<<<<
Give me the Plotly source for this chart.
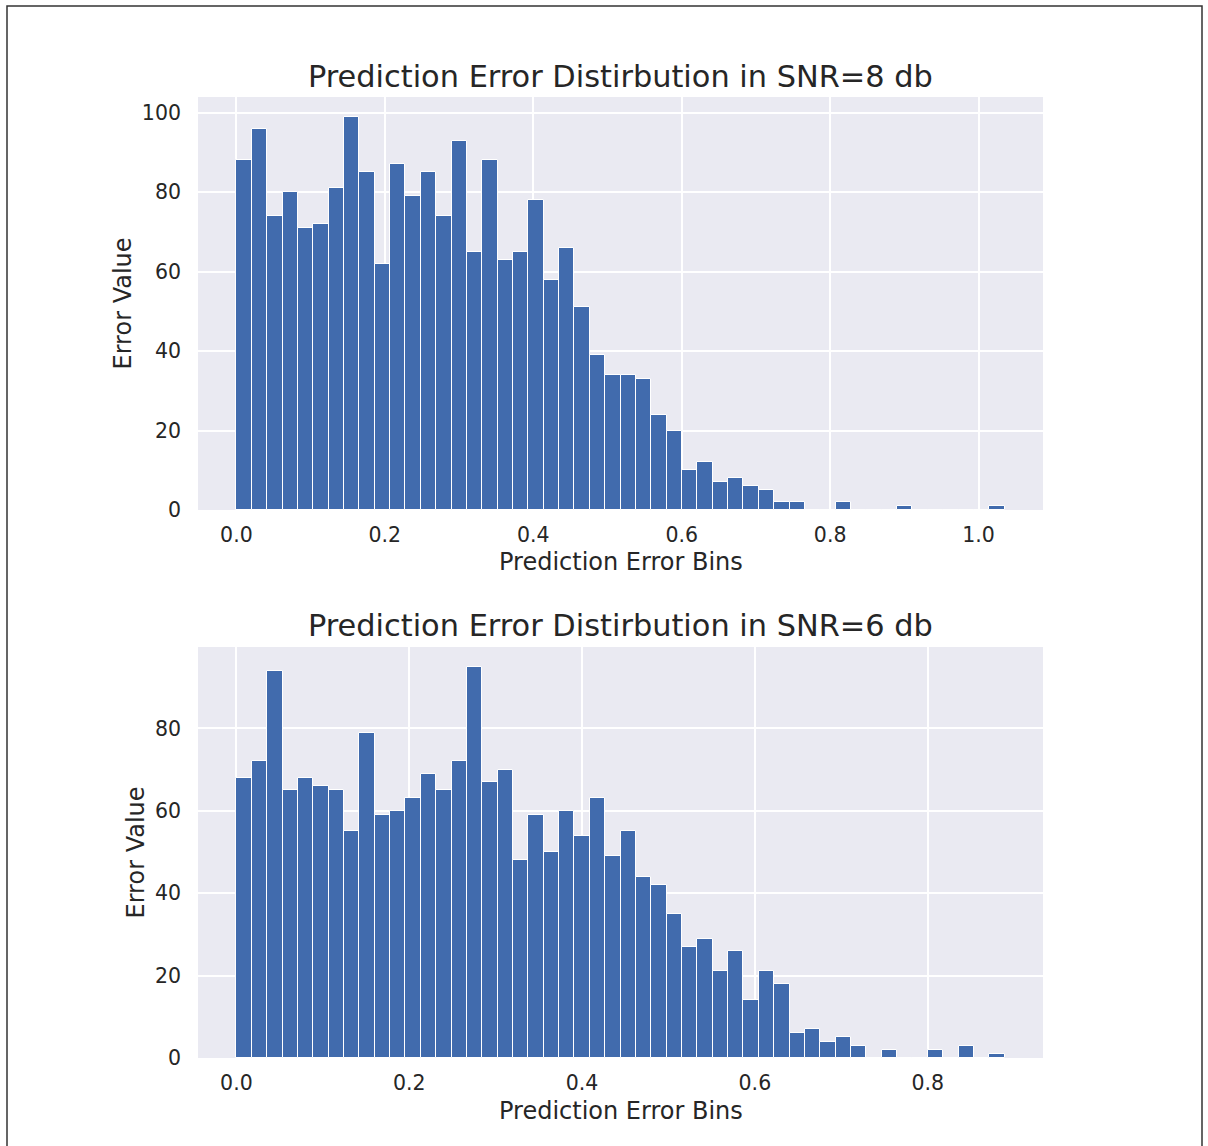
import numpy as np
import plotly.graph_objects as go

# ---------------- data ----------------
titles = ["Prediction Error Distirbution in SNR=8 db",
          "Prediction Error Distirbution in SNR=6 db"]
x_label = "Prediction Error Bins"
y_label = "Error Value"

counts_snr8 = [88, 96, 74, 80, 71, 72, 81, 99, 85, 62,
               87, 79, 85, 74, 93, 65, 88, 63, 65, 78,
               58, 66, 51, 39, 34, 34, 33, 24, 20, 10,
               12, 7, 8, 6, 5, 2, 2, 0, 0, 2,
               0, 0, 0, 1, 0, 0, 0, 0, 0, 1]
range_snr8 = [0.0, 1.035]

counts_snr6 = [68, 72, 94, 65, 68, 66, 65, 55, 79, 59,
               60, 63, 69, 65, 72, 95, 67, 70, 48, 59,
               50, 60, 54, 63, 49, 55, 44, 42, 35, 27,
               29, 21, 26, 14, 21, 18, 6, 7, 4, 5,
               3, 0, 2, 0, 0, 2, 0, 3, 0, 1]
range_snr6 = [0.0, 0.889]

xticks_snr8 = [0.0, 0.2, 0.4, 0.6, 0.8, 1.0]
xticks_snr6 = [0.0, 0.2, 0.4, 0.6, 0.8]
yticks_snr8 = [0, 20, 40, 60, 80, 100]
yticks_snr6 = [0, 20, 40, 60, 80]

# ---------------- layout geometry (pixels) ----------------
W, H = 1208, 1146
L, R, T, B = 198, 1043, 97, 1058
top_bottom = 510
bot_top = 647

def px_x(p):
    return (p - L) / (R - L)

def px_y(p):
    return (B - p) / (B - T)

BAR_COLOR = "#416BAD"
BG = "#EAEAF2"
TXT = "#262626"
FONT = "DejaVu Sans"

fig = go.Figure()

def add_hist(counts, rng, xa, ya):
    n = len(counts)
    edges = np.linspace(rng[0], rng[1], n + 1)
    centers = (edges[:-1] + edges[1:]) / 2
    width = edges[1] - edges[0]
    fig.add_trace(go.Bar(
        x=centers, y=counts, width=width,
        marker=dict(color=BAR_COLOR, line=dict(color="white", width=1)),
        xaxis=xa, yaxis=ya, showlegend=False,
    ))

add_hist(counts_snr8, range_snr8, "x", "y")
add_hist(counts_snr6, range_snr6, "x2", "y2")

def margin_range(rng, frac=0.05):
    span = rng[1] - rng[0]
    return [rng[0] - frac * span, rng[1] + frac * span]

axis_common = dict(
    showgrid=True, gridcolor="white", gridwidth=1.5,
    zeroline=False, showline=False, ticks="",
    tickfont=dict(family=FONT, size=20.5, color=TXT),
)

fig.update_layout(
    width=W, height=H,
    margin=dict(l=L, r=W - R, t=T, b=H - B),
    paper_bgcolor="white", plot_bgcolor=BG,
    bargap=0, showlegend=False,
    font=dict(family=FONT, color=TXT),
    xaxis=dict(domain=[0, 1], anchor="y",
               range=margin_range(range_snr8),
               tickvals=xticks_snr8,
               ticktext=[f"{v:.1f}" for v in xticks_snr8],
               ticklabelstandoff=10, **axis_common),
    yaxis=dict(domain=[px_y(top_bottom), 1], anchor="x",
               range=[0, max(counts_snr8) * 1.05],
               tickvals=yticks_snr8, ticklabelstandoff=16, **axis_common),
    xaxis2=dict(domain=[0, 1], anchor="y2",
                range=margin_range(range_snr6),
                tickvals=xticks_snr6,
                ticktext=[f"{v:.1f}" for v in xticks_snr6],
                ticklabelstandoff=10, **axis_common),
    yaxis2=dict(domain=[0, px_y(bot_top)], anchor="x2",
                range=[0, max(counts_snr6) * 1.05],
                tickvals=yticks_snr6, ticklabelstandoff=16, **axis_common),
)

def ann(text, xp, yp, size, angle=0):
    fig.add_annotation(
        text=text, x=px_x(xp), y=px_y(yp), xref="paper", yref="paper",
        showarrow=False, xanchor="center", yanchor="middle",
        textangle=angle, font=dict(family=FONT, size=size, color=TXT),
    )

cx = (L + R) / 2
ann(titles[0], cx, 76, 30.4)
ann(titles[1], cx, 625, 30.4)
ann(x_label, cx, 562, 24)
ann(x_label, cx, 1111, 24)
ann(y_label, 122, (T + top_bottom) / 2, 24, angle=-90)
ann(y_label, 135, (bot_top + B) / 2, 24, angle=-90)

# outer frame
fig.add_shape(type="rect", xref="paper", yref="paper",
              x0=px_x(7), x1=px_x(1202), y0=px_y(1160), y1=px_y(6),
              line=dict(color="#333333", width=1.5), fillcolor="rgba(0,0,0,0)",
              layer="above")

fig.write_html("out.html")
>>>>
Take the material above from its first line through the line holding "import plotly.graph_objects as go" and set it down exactly, without the pictures.

ANSWER FOR THIS EXERCISE:
Give me the Plotly source for this chart.
import numpy as np
import plotly.graph_objects as go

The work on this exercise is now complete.